Senada, Ketua YLBHI Asfinawati mencatat masih banyak pasal dalam RKUHP yang harus diperbaiki. Misalnya, tentang hukum yang hidup di masyarakat akan menjerat banyak orang masuk penjara karena dianggap melakukan pidana di suatu daerah yang tidak diketahui apa saja ketentuan pidana dalam living law yang ada di daerah tersebut. Penafsiran hukum yang hidup di masyarakat ini bersifat subyektif dan memberi kewenangan besar kepada aparat kepolisian.

 

Asfin merujuk Pasal 342 RKUHP yang dinilainya memuat norma yang tidak jelas karena tidak ada ukuran tentang apa yang dimaksud dengan “menggunakan dan memanfaatkan hewan di luar kemampuan kodratnya.” Kemudian Pasal 281 RKUHP tentang contempt of court.
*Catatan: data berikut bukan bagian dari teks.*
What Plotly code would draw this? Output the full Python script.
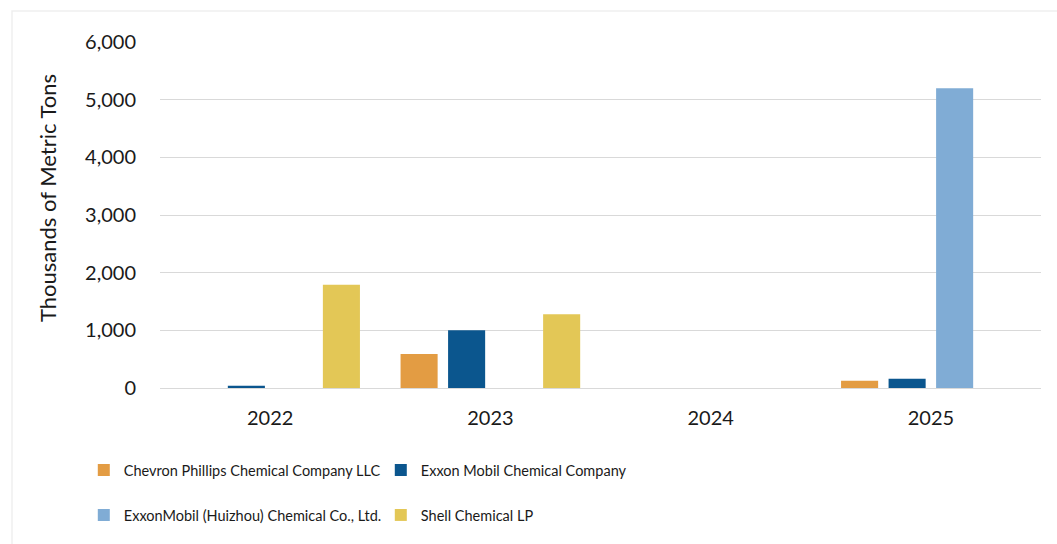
import plotly.graph_objects as go

years = ["2022", "2023", "2024", "2025"]
chevron = [0, 590, 0, 125]
exxon = [40, 1000, 0, 160]
huizhou = [0, 0, 0, 5200]
shell = [1790, 1280, 0, 0]

names = ["Chevron Phillips Chemical Company LLC", "Exxon Mobil Chemical Company",
         "ExxonMobil (Huizhou) Chemical Co., Ltd.", "Shell Chemical LP"]
colors = ["#E39C43", "#0B568E", "#80ACD5", "#E3C756"]
series = [chevron, exxon, huizhou, shell]
legends = ["legend", "legend", "legend2", "legend2"]
y_title = "Thousands of Metric Tons"

FONT = "Lato"
fig = go.Figure()
for n, c, s, lg in zip(names, colors, series, legends):
    fig.add_trace(go.Bar(x=years, y=s, name=n, marker_color=c, marker_line_width=0, legend=lg))

leg_common = dict(orientation="h", xanchor="left", yanchor="middle",
                  font=dict(family=FONT, size=14.5, color="#1a1a1a"),
                  entrywidth=252, entrywidthmode="pixels", itemwidth=30,
                  bgcolor="rgba(0,0,0,0)")

fig.update_layout(
    width=1057, height=544,
    margin=dict(l=160, r=16, t=42, b=156),
    paper_bgcolor="white", plot_bgcolor="white",
    barmode="group", bargap=0.137, bargroupgap=0.22,
    font=dict(family=FONT, size=18, color="#1a1a1a"),
    showlegend=True,
    legend=dict(x=-0.0865, y=(388 - 470) / 346, **leg_common),
    legend2=dict(x=-0.0865, y=(388 - 515) / 346, **leg_common),
    xaxis=dict(showgrid=False, showline=True, linecolor="#d9d9d9", linewidth=1,
               ticks="", ticklabelstandoff=12, tickfont=dict(size=20)),
    yaxis=dict(range=[0, 6000], dtick=1000, tickformat=",", showgrid=True,
               gridcolor="#d9d9d9", gridwidth=1, zeroline=False, ticks="",
               ticklabelstandoff=23, tickfont=dict(size=20)),
    annotations=[dict(text=y_title, textangle=-90, xref="paper", yref="paper",
                      x=(47 - 160) / 881, y=(388 - 198) / 346, xanchor="center", yanchor="middle",
                      showarrow=False, font=dict(family=FONT, size=22, color="#1a1a1a"))],
    shapes=[dict(type="rect", xref="paper", yref="paper",
                 x0=(12 - 160) / 881, x1=1.1, y0=-0.6, y1=(388 - 11) / 346,
                 line=dict(color="#efefef", width=1.5), fillcolor="rgba(0,0,0,0)", layer="below")],
)

fig.write_html("out.html", config={"displayModeBar": False},
               post_script="document.body.style.margin='0px';")
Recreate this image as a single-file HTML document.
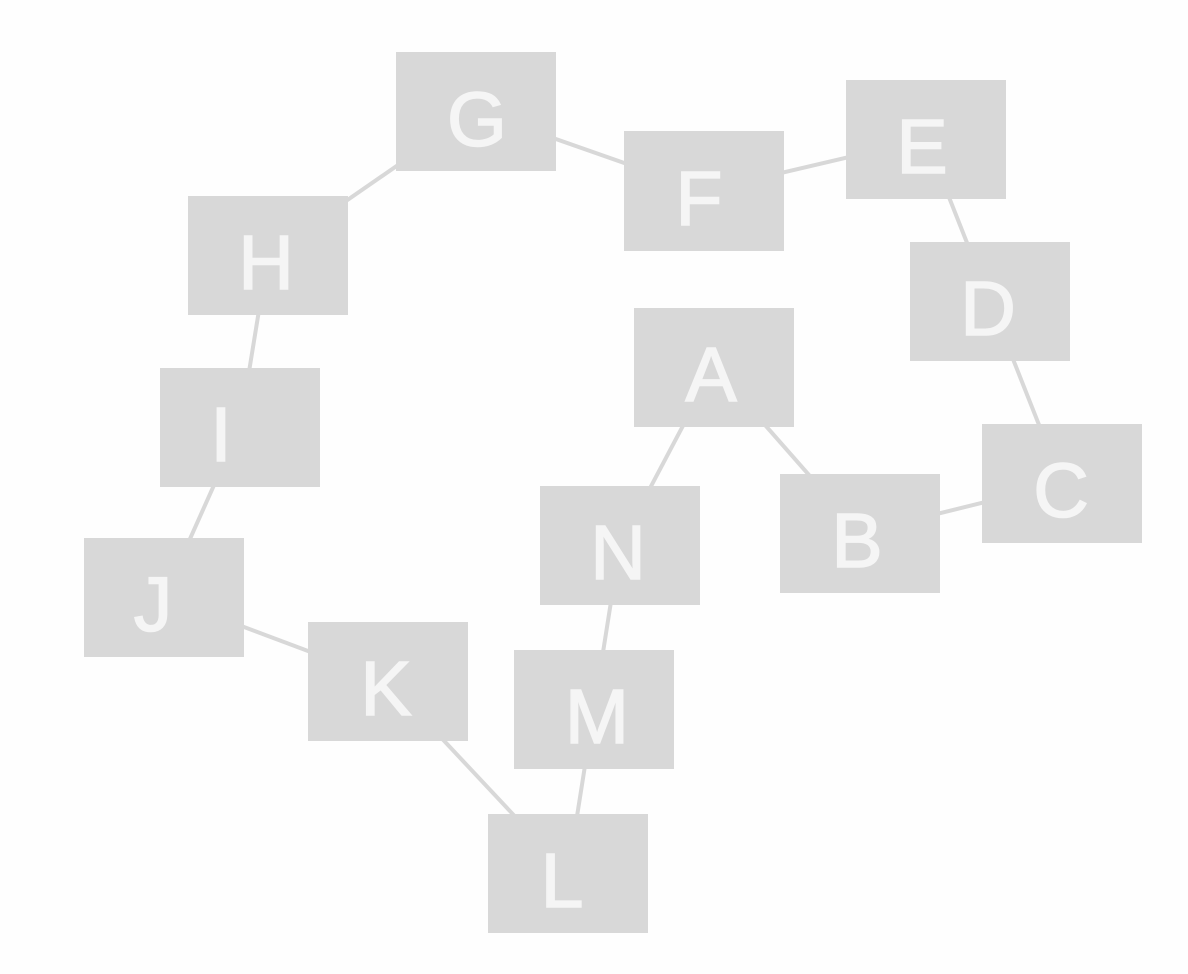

Pasal ini juga memuat norma yang tidak jelas dan mengancam kerja profesi advokat dan jurnalis. Selain itu, menurut Asfin RKUHP menjadi alat pengendali moralitas, misalnya Pasal 417 RKUHP, menciptakan pidana baru terkait perzinahan.

 

“Masih banyak pasal dalam RKUHP yang memuat norma tidak jelas,” kata dia.

 

Asfin mengusulkan kepada DPR dan pemerintah untuk mendengar seluruh masukan masyarakat dengan berpegang teguh pada konstitusi. Jika ada sejumlah masukan yang tidak selaras/sejalan dengan mandat konstitusi, DPR dan pemerintah tidak perlu mengakomodirnya dalam RKUHP.